В свободное время она пела для самой себя, читала французские романы, в огромном количестве выписываемые из Лондона, или проводила время с Софией Вильмингтон и ее братом, которые скоро стали ее первыми друзьями и руководителями в Фульминстере. Нередко она сидела, ничего не делая и предаваясь мечтательному созерцанию своего счастья.
В такие минуты она невольно сравнивала второе свое замужество с первым и первого мужа со вторым. В памяти оживали сцены семейной жизни, полузабытые за годы вдовства, и контраст так волновал ее, что ей трудно было даже сдерживать свое волнение и хотелось открыться мужу. Но она не смела. Любовь, может быть, и сломала бы преграды между ними, но не то почтительное, благородное чувство, которое она питала к канонику.

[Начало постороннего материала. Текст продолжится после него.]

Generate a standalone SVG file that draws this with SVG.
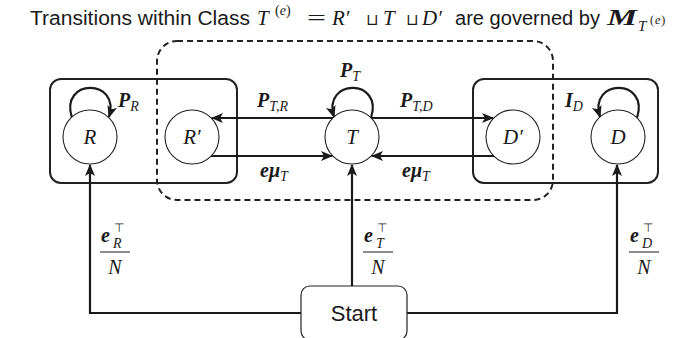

К тому же, помимо одного маленького разговора у матери Стефена во время ее болезни, между ними никогда не было и речи об Амедее Базуже. Как истый мужчина, каноник предпочитал вовсе не думать о том, что у него был предшественник. Но женщине приятно было вспоминать и сравнивать, так как это делало ее теперешнее счастье еще более ценным для нее.